3-hour tours planned on "Gilligan's Island" SS Minnow

3-hour tours planned on "Gilligan's Island" SS Minnow
Ken Schley, of Nanaimo, B.C., navigates the original S.S. Minnow of Gilligan's Island fame on Monday Sept. 8, 2008 in Nanaimo Harbor in Canada.
NANAIMO, British Columbia (AP) - "Gilligan's Island" fans seeking some 1960s television nostalgia may soon be able to take a three-hour tour from Vancouver Island on one of the boats that appeared as the SS Minnow in the CBS series.

Ken Schley and John Briuolo have restored the 36-foot mahogany vessel they bought a couple of years ago for about $89,000.

"We're just trying to find a skipper and a helper," Schley said.

He said the 48-year-old boat is the one seen leaving the harbor in the opening sequence just before, according to the theme song, "the weather started getting rough."

It even has an old life preserver emblazoned with "S.S. Minnow." A photo of the show's cast hangs above the galley table.

The boat's original name was The Blue Jacket but was renamed for a big fish in broadcasting, Newton Minnow, who at the time was chairman of the U.S. Federal Communications Commission.

"Just for the show, for a stage name, it was called the SS Minnow," boat broker George Schultz said.

According to the show's theme song, "the tiny ship was tossed. If not for the courage of the fearless crew, the Minnow would be lost," and much the same could be said of the real thing.

Former owner Scotty Taylor kept the twin-diesel Wheeler Express Cruiser in Parksville after buying it from a previous owner who was taking the boat south from Alaska when it hit a reef in Hecate Strait between the Queen Charlotte Islands and the mainland.

Taylor bought it for salvage value after promising he would see to it that it was restored. Schley said Taylor moored the boat next to his own vessel for years.

"I knew it was the Minnow. Everybody in the marina knew it was the Minnow, but it didn't get any fanfare," he said.

Now he says it's seaworthy for tours.

"I had a professional boat craftsman do it," Schley said. "It was definitely aged. There was a lot of wood rot.

"If we wanted to do tours or anything fun with it, it wouldn't have met any of the Coast Guard standards," he said. "We took the boat right down to the gunwales."

Schley recently gave a tour to "Gilligan's Island" fan Todd Krainer, who was born long after the show's three-year run ended in 1967.

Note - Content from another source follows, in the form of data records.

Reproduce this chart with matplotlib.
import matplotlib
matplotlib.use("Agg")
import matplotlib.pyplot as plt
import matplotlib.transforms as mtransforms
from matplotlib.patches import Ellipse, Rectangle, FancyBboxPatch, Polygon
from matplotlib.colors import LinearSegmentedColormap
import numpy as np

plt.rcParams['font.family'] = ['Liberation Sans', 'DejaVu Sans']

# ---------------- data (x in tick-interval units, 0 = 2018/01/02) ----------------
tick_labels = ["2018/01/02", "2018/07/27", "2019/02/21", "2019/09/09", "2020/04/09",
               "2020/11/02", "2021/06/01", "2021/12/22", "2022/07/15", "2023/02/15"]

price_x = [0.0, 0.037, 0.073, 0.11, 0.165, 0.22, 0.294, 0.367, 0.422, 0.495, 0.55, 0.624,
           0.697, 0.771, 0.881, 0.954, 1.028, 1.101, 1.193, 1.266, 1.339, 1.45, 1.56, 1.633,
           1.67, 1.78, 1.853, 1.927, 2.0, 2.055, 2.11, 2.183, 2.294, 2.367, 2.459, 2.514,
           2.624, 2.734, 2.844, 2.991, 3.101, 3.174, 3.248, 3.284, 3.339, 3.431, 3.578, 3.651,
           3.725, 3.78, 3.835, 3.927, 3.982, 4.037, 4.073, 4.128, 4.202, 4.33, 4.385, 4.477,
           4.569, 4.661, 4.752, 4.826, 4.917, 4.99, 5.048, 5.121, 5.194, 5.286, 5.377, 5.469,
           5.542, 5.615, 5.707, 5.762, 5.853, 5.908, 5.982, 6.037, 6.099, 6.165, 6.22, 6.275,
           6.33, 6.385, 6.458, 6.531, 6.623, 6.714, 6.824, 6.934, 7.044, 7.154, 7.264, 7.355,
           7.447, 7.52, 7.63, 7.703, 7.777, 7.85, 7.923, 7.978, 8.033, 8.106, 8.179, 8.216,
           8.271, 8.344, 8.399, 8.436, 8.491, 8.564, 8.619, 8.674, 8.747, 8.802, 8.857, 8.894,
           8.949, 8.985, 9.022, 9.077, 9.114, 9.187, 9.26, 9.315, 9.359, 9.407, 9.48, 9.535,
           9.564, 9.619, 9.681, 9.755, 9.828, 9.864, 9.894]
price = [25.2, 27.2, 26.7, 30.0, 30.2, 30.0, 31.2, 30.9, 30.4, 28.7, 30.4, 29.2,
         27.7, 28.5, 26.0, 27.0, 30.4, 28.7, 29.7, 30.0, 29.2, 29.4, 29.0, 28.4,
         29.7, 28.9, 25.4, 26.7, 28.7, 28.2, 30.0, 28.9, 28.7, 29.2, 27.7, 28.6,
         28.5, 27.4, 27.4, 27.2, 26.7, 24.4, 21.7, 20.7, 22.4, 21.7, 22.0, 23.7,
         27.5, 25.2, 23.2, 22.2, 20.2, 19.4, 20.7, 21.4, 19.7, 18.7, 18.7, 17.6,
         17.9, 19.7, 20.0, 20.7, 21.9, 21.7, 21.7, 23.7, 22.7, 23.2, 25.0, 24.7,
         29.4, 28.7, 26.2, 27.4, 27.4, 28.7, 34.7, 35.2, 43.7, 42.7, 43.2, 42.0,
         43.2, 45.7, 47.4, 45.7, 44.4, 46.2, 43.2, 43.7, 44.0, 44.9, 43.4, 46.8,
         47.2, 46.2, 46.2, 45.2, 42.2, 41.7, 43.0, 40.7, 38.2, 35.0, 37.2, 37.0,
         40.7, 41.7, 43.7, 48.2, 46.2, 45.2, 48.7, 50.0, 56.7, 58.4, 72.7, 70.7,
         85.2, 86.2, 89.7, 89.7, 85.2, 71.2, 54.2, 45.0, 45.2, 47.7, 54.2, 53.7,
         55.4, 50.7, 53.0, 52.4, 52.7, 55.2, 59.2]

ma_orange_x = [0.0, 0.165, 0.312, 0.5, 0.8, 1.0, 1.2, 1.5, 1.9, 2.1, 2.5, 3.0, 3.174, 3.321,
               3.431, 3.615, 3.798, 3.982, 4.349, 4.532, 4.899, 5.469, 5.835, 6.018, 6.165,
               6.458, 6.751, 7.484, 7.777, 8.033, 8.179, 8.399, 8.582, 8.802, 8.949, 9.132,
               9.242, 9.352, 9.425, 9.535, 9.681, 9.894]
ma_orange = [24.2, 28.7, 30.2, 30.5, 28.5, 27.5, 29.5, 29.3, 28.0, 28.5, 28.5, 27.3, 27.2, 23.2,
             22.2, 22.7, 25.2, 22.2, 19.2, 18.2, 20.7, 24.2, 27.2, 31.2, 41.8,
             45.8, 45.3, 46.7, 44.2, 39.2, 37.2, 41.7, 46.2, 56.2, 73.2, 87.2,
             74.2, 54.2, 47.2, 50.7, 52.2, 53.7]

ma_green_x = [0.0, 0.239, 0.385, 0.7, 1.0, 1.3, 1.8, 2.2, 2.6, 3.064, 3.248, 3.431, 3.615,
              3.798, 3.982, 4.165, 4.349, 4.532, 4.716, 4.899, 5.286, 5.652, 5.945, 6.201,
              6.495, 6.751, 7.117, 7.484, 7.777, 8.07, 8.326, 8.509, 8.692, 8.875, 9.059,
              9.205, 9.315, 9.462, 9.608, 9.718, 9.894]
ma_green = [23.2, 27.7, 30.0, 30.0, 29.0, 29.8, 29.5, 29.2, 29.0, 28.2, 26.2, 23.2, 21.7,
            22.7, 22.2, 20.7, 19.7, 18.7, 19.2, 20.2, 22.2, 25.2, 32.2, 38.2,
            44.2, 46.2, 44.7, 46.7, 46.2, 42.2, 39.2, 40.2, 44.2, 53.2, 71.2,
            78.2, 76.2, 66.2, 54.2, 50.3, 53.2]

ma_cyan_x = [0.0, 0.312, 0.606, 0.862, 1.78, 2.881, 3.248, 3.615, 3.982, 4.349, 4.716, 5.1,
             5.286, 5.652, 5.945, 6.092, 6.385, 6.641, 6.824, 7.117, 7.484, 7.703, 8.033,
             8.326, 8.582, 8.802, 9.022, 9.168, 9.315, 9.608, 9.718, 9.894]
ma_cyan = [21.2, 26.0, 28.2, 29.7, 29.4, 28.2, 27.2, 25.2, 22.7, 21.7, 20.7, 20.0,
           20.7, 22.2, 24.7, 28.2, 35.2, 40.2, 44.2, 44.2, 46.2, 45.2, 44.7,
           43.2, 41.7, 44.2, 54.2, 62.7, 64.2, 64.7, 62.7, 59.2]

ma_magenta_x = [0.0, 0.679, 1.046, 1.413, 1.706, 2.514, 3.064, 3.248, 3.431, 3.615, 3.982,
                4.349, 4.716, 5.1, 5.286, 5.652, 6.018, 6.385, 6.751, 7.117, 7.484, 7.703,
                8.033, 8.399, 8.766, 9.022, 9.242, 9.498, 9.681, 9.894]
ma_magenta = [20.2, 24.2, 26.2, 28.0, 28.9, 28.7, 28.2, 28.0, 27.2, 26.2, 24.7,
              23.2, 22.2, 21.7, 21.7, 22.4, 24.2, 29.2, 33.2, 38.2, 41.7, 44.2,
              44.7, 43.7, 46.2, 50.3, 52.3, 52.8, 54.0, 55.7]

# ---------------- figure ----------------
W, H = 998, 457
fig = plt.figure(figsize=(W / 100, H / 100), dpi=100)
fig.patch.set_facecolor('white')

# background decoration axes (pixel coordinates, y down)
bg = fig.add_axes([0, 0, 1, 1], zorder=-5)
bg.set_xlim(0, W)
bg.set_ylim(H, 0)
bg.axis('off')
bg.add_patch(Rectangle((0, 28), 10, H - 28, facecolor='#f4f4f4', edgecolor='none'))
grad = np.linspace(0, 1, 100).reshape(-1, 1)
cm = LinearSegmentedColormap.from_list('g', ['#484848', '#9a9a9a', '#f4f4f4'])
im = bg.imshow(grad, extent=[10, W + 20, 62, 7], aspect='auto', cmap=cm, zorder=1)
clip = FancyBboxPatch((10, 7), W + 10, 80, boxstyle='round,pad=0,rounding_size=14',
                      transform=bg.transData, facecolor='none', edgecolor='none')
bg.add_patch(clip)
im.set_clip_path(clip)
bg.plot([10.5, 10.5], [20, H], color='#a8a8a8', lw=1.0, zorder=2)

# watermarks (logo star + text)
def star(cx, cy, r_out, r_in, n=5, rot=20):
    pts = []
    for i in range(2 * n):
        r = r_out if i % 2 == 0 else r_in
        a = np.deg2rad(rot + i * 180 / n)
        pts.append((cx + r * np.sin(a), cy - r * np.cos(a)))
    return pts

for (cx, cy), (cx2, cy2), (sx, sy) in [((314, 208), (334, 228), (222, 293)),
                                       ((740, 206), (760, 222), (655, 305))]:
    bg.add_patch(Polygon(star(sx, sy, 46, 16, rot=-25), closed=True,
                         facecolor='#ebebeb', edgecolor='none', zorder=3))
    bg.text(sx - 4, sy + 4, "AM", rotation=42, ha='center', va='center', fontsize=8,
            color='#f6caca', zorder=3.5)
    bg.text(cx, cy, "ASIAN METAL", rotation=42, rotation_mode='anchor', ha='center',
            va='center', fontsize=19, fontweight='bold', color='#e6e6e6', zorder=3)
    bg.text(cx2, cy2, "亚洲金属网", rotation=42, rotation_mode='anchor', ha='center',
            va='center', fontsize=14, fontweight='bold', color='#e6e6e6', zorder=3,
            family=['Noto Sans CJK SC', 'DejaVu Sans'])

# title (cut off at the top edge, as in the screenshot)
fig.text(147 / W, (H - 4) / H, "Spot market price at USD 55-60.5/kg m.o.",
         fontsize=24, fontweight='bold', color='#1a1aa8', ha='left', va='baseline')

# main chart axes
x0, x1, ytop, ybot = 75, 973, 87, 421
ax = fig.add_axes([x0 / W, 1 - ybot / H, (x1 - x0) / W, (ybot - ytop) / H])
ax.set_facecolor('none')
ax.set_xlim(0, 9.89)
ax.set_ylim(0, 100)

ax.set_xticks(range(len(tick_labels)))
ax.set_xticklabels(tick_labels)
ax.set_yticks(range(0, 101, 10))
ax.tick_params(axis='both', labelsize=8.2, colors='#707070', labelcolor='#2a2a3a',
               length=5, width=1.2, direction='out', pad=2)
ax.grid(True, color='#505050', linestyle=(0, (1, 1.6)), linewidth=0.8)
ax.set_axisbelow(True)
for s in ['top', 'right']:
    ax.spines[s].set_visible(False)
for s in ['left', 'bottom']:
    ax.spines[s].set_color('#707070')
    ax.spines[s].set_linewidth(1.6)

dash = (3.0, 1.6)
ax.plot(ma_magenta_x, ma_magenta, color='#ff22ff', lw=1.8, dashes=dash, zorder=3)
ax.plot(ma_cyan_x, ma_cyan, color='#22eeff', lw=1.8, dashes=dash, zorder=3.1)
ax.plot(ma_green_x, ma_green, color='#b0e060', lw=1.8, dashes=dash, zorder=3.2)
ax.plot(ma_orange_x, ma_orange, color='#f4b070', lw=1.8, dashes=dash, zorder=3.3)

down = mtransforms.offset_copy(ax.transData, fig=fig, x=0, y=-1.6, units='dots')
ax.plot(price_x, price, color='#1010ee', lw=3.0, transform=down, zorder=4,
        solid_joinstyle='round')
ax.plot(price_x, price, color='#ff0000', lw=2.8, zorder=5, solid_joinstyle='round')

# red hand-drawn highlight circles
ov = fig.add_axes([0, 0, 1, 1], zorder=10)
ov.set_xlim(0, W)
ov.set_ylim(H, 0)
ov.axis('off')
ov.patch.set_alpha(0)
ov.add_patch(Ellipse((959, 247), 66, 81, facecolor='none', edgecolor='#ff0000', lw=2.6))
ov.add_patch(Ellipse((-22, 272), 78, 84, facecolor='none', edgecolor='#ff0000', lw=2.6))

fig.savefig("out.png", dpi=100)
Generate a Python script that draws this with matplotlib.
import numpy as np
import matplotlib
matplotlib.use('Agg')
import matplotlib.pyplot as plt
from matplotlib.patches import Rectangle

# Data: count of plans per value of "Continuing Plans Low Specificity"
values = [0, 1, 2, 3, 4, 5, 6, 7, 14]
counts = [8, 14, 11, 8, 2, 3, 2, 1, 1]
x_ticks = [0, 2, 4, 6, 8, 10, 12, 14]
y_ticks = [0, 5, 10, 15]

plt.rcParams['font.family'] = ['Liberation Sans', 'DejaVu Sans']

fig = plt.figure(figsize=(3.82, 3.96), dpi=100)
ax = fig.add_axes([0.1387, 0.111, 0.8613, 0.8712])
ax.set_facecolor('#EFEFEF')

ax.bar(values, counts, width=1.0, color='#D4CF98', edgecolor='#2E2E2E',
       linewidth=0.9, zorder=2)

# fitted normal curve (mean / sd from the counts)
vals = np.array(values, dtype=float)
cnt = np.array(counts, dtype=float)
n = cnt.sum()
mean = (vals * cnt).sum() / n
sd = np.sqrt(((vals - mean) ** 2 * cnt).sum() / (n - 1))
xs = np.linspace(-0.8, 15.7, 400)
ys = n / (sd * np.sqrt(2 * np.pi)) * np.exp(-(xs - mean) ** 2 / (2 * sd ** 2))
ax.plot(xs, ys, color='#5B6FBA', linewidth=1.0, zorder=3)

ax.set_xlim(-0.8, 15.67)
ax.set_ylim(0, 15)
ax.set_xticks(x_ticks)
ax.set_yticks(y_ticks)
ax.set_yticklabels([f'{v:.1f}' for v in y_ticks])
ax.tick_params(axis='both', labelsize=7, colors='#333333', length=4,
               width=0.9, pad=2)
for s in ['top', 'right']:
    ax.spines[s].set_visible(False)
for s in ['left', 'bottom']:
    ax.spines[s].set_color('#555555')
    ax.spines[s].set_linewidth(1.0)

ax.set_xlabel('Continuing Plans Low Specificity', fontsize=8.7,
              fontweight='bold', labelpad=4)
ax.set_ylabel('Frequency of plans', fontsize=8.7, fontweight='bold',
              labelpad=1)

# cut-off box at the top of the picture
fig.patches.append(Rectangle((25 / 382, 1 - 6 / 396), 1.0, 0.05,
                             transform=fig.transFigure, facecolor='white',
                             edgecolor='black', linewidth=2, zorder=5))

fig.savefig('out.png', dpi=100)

"It's amazing," Krainer said. "It's in way better condition than I ever thought it could be. It's just stunning actually the work they have put into this thing.

"You see all those reruns as a kid . . . and here it is in front of you. It kind of brings it all back at once."

The restoration cost Schley and Briuolo about twice as much as the purchase price. Now they aim to recoup some of their investment as they take the restored Minnow to fundraising events and offer tours.

"It has definitely been a labor of love," Schley said. "You know, they say a boat is a hole in the water (into which you pour money). This is a crater in the water."